Mets manager Buck Showalter, who used to manage the Yankees (’92-’95), the D’Backs (’98-2000), the Rangers (’03-’06), and the Orioles (2010-’18), was upset this past week over his hitters getting routinely hit in their opening series with the Nationals.
He shouldn’t have been surprised, nor should anyone in baseball for the past two decades. If you notice where hitters stand in the batter’s box now…their feet are literally on the inside line of the box, six inches away from the plate, and they’re bound to get hit. It happens in the big leagues, in college, and in even in high school.
Why?
Because the closer to the plate you stand the more plate you can cover with the bat. And hitters are taking more liberties than ever before.
Plus, there’s no fear of pitchers throwing inside to knock you off the plate anymore because that’s been legislated out of baseball for the sake of safety. What a difference from baseball the way it was played in the 70s and 80s.
Back then they said that Cardinals great Bob Gibson would throw at his mother if she stood too close. Then the understood rule of conduct was that the hitter could have the inside half, but the pitcher got the outside half to pitch to in order to get hitters out.

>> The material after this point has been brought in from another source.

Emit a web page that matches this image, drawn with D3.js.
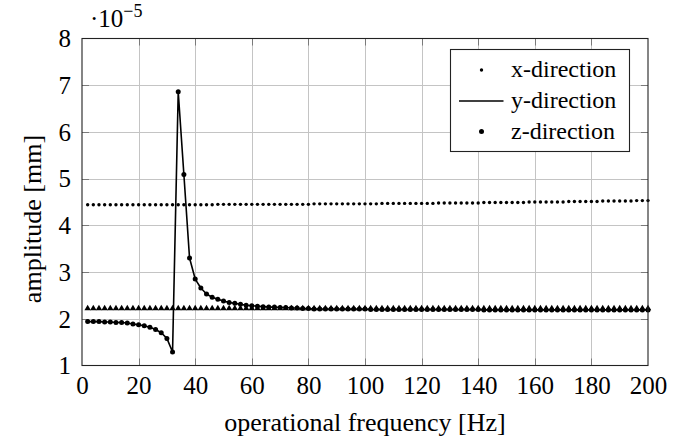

Back in the 70s no one worried about safety, but they did worry about getting hit. Even in college baseball…if you had a couple of hits when you came to bat for the third time you knew that you were going to get knocked back off the plate. And we all did it because they did it in the major leagues.
But when they cracked down on throwing inside, hitters got comfortable, moved closer to the plate so they could reach the outside corner, and pitchers were left with no alternative but to throw the ball right down the middle, and as hard as they could…trying to overpower the bat.
With more velocity comes less control, and because pitchers are throwing harder than ever before (and with more movement) batters get hit.
So if you don’t want to get hit stand farther away from home plate.
And remember: the outside edge belongs to the pitcher.